## BEGIN Source material
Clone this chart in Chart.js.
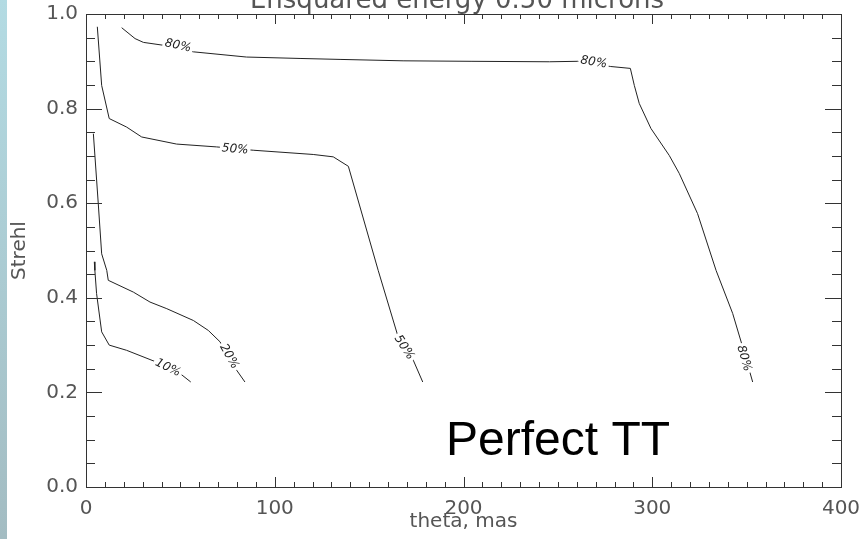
<!DOCTYPE html>
<html>
<head>
<meta charset="utf-8">
<script src="https://cdn.jsdelivr.net/npm/chart.js@4/dist/chart.umd.min.js"></script>
<style>
  html, body { margin: 0; padding: 0; background: #fff; }
  #wrap { width: 862px; height: 539px; position: relative; }
</style>
</head>
<body>
<div id="wrap"><canvas id="contourChart"></canvas></div>
<script>
// contour lines (theta in mas, Strehl)
const c80x = [18.9, 26, 30.4, 40.8, 56.9, 85, 113.4, 134.6, 168, 204, 245.5, 260.5, 278, 288.4, 290.5, 293.1, 299.3, 309, 314.3, 324, 333.8, 342.6, 347.9, 353.2];
const c80y = [0.971, 0.948, 0.94, 0.934, 0.92, 0.909, 0.906, 0.904, 0.901, 0.9, 0.899, 0.9, 0.889, 0.885, 0.849, 0.811, 0.758, 0.701, 0.663, 0.578, 0.458, 0.367, 0.296, 0.222];
const c50x = [6, 8.3, 12.3, 21.5, 29.5, 48, 69.2, 88.6, 120.4, 131, 139, 154.8, 165.4, 173.4, 178.4];
const c50y = [0.973, 0.849, 0.779, 0.761, 0.74, 0.725, 0.719, 0.712, 0.703, 0.698, 0.678, 0.458, 0.317, 0.268, 0.222];
const c20x = [3.9, 6.5, 8.3, 11, 11.8, 25.1, 33.9, 42.8, 56.9, 64.8, 71, 79.8, 84.2];
const c20y = [0.747, 0.599, 0.493, 0.458, 0.437, 0.412, 0.391, 0.377, 0.352, 0.331, 0.307, 0.247, 0.222];
const c10x = [4.4, 4.7, 5.6, 8.3, 12.3, 21.5, 37.4, 49.8, 55.5];
const c10y = [0.476, 0.458, 0.409, 0.328, 0.3, 0.289, 0.264, 0.24, 0.222];

// contour labels: text, series index, position in data units
const labelText = ['80%', '80%', '80%', '50%', '50%', '20%', '10%'];
const labelSeries = [0, 0, 0, 1, 1, 2, 3];
const labelX = [48.7, 269, 348.6, 79, 168.5, 75.8, 43.4];
const labelY = [0.933, 0.898, 0.272, 0.714, 0.295, 0.276, 0.252];

const xTicks = [0, 100, 200, 300, 400];
const yTicks = [0, 0.2, 0.4, 0.6, 0.8, 1.0];

const series = [[c80x, c80y], [c50x, c50y], [c20x, c20y], [c10x, c10y]];

function toPoints(xs, ys) {
    return xs.map((x, i) => ({ x: x, y: ys[i] }));
}

const LINE = '#222';
const AXIS = '#333';
const TEXT = '#555';
const FONT = "'DejaVu Sans', sans-serif";

const decor = {
    id: 'decor',
    beforeDraw(chart) {
        const ctx = chart.ctx;
        ctx.save();
        ctx.fillStyle = '#fff';
        ctx.fillRect(0, 0, chart.width, chart.height);
        // slide edge on the left
        const g = ctx.createLinearGradient(0, 0, 0, chart.height);
        g.addColorStop(0, '#b3dbe3');
        g.addColorStop(1, '#a3bcc2');
        ctx.fillStyle = g;
        ctx.fillRect(0, 0, 7, chart.height);
        ctx.restore();
    },
    afterDatasetsDraw(chart) {
        const ctx = chart.ctx;
        const xs = chart.scales.x, ys = chart.scales.y;
        const a = chart.chartArea;

        // contour labels with a gap in the line
        ctx.save();
        ctx.font = "italic 12px " + FONT;
        ctx.textAlign = 'center';
        ctx.textBaseline = 'middle';
        labelText.forEach((t, i) => {
            const sx = series[labelSeries[i]][0], sy = series[labelSeries[i]][1];
            let k = 0;
            while (k < sx.length - 2 && sx[k + 1] < labelX[i]) k++;
            const dx = xs.getPixelForValue(sx[k + 1]) - xs.getPixelForValue(sx[k]);
            const dy = ys.getPixelForValue(sy[k + 1]) - ys.getPixelForValue(sy[k]);
            const ang = Math.atan2(dy, dx);
            const px = xs.getPixelForValue(labelX[i]);
            const py = ys.getPixelForValue(labelY[i]);
            const w = ctx.measureText(t).width;
            ctx.save();
            ctx.translate(px, py);
            ctx.rotate(ang);
            ctx.fillStyle = '#fff';
            ctx.fillRect(-w / 2 - 2, -5, w + 4, 10);
            ctx.fillStyle = LINE;
            ctx.fillText(t, 0, 0);
            ctx.restore();
        });
        ctx.restore();

        // frame and inward ticks on all four sides
        ctx.save();
        ctx.strokeStyle = AXIS;
        ctx.lineWidth = 1;
        ctx.strokeRect(a.left + 0.5, a.top + 0.5, a.right - a.left, a.bottom - a.top);
        ctx.beginPath();
        for (let v = 0; v <= 400; v += 10) {
            const px = Math.round(xs.getPixelForValue(v)) + 0.5;
            const len = v % 100 === 0 ? 10 : 5;
            ctx.moveTo(px, a.bottom); ctx.lineTo(px, a.bottom - len);
            ctx.moveTo(px, a.top); ctx.lineTo(px, a.top + len);
        }
        for (let n = 0; n <= 20; n++) {
            const py = Math.round(ys.getPixelForValue(n * 0.05)) + 0.5;
            const len = n % 4 === 0 ? 16 : 9;
            ctx.moveTo(a.left, py); ctx.lineTo(a.left + len, py);
            ctx.moveTo(a.right, py); ctx.lineTo(a.right - len, py);
        }
        ctx.stroke();
        ctx.restore();

        // title (cut off by the top edge) and the slide caption
        ctx.save();
        ctx.fillStyle = TEXT;
        ctx.font = "26px " + FONT;
        ctx.textAlign = 'center';
        ctx.textBaseline = 'alphabetic';
        ctx.fillText('Ensquared energy 0.50 microns', 457, 8);
        ctx.fillStyle = '#000';
        ctx.font = "48px 'Liberation Sans', Arial, sans-serif";
        ctx.textAlign = 'left';
        ctx.fillText('Perfect TT', 446, 455);
        ctx.restore();
    }
};

new Chart(document.getElementById('contourChart'), {
    type: 'line',
    data: {
        datasets: series.map(s => ({
            data: toPoints(s[0], s[1]),
            borderColor: LINE,
            borderWidth: 1,
            pointRadius: 0,
            tension: 0,
            fill: false,
        })),
    },
    options: {
        responsive: true,
        maintainAspectRatio: false,
        animation: false,
        events: [],
        layout: { padding: { left: 0, top: 14, right: 21, bottom: 0 } },
        plugins: {
            legend: { display: false },
            tooltip: { enabled: false },
        },
        scales: {
            x: {
                type: 'linear',
                min: 0,
                max: 400,
                afterBuildTicks: s => { s.ticks = xTicks.map(v => ({ value: v })); },
                afterFit: s => { s.height = 52; s.paddingLeft = 0; s.paddingRight = 0; },
                grid: { display: false, drawTicks: false },
                border: { display: false },
                ticks: { color: TEXT, font: { family: FONT, size: 20 }, padding: 10, maxRotation: 0 },
                title: { display: true, text: 'theta, mas', color: TEXT, font: { family: FONT, size: 20 }, padding: { top: 0, bottom: 5 } },
            },
            y: {
                type: 'linear',
                min: 0,
                max: 1,
                afterBuildTicks: s => { s.ticks = yTicks.map(v => ({ value: v })); },
                afterFit: s => { s.width = 86; s.paddingTop = 0; s.paddingBottom = 0; },
                grid: { display: false, drawTicks: false },
                border: { display: false },
                ticks: { color: TEXT, font: { family: FONT, size: 20 }, padding: 8, callback: v => v.toFixed(1) },
                title: { display: true, text: 'Strehl', color: TEXT, font: { family: FONT, size: 20 }, padding: { top: 8, bottom: 0 } },
            },
        },
    },
    plugins: [decor],
});
</script>
</body>
</html>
## END Source material
__Stated goal__.
Write out, word for word, the lines from the start of the data through the one holding "const yTicks = [0, 0.2, 0.4, 0.6, 0.8, 1.0];". Omit pictures.

__Finished task__.
Clone this chart in Chart.js.
<!DOCTYPE html>
<html>
<head>
<meta charset="utf-8">
<script src="https://cdn.jsdelivr.net/npm/chart.js@4/dist/chart.umd.min.js"></script>
<style>
  html, body { margin: 0; padding: 0; background: #fff; }
  #wrap { width: 862px; height: 539px; position: relative; }
</style>
</head>
<body>
<div id="wrap"><canvas id="contourChart"></canvas></div>
<script>
// contour lines (theta in mas, Strehl)
const c80x = [18.9, 26, 30.4, 40.8, 56.9, 85, 113.4, 134.6, 168, 204, 245.5, 260.5, 278, 288.4, 290.5, 293.1, 299.3, 309, 314.3, 324, 333.8, 342.6, 347.9, 353.2];
const c80y = [0.971, 0.948, 0.94, 0.934, 0.92, 0.909, 0.906, 0.904, 0.901, 0.9, 0.899, 0.9, 0.889, 0.885, 0.849, 0.811, 0.758, 0.701, 0.663, 0.578, 0.458, 0.367, 0.296, 0.222];
const c50x = [6, 8.3, 12.3, 21.5, 29.5, 48, 69.2, 88.6, 120.4, 131, 139, 154.8, 165.4, 173.4, 178.4];
const c50y = [0.973, 0.849, 0.779, 0.761, 0.74, 0.725, 0.719, 0.712, 0.703, 0.698, 0.678, 0.458, 0.317, 0.268, 0.222];
const c20x = [3.9, 6.5, 8.3, 11, 11.8, 25.1, 33.9, 42.8, 56.9, 64.8, 71, 79.8, 84.2];
const c20y = [0.747, 0.599, 0.493, 0.458, 0.437, 0.412, 0.391, 0.377, 0.352, 0.331, 0.307, 0.247, 0.222];
const c10x = [4.4, 4.7, 5.6, 8.3, 12.3, 21.5, 37.4, 49.8, 55.5];
const c10y = [0.476, 0.458, 0.409, 0.328, 0.3, 0.289, 0.264, 0.24, 0.222];

// contour labels: text, series index, position in data units
const labelText = ['80%', '80%', '80%', '50%', '50%', '20%', '10%'];
const labelSeries = [0, 0, 0, 1, 1, 2, 3];
const labelX = [48.7, 269, 348.6, 79, 168.5, 75.8, 43.4];
const labelY = [0.933, 0.898, 0.272, 0.714, 0.295, 0.276, 0.252];

const xTicks = [0, 100, 200, 300, 400];
const yTicks = [0, 0.2, 0.4, 0.6, 0.8, 1.0];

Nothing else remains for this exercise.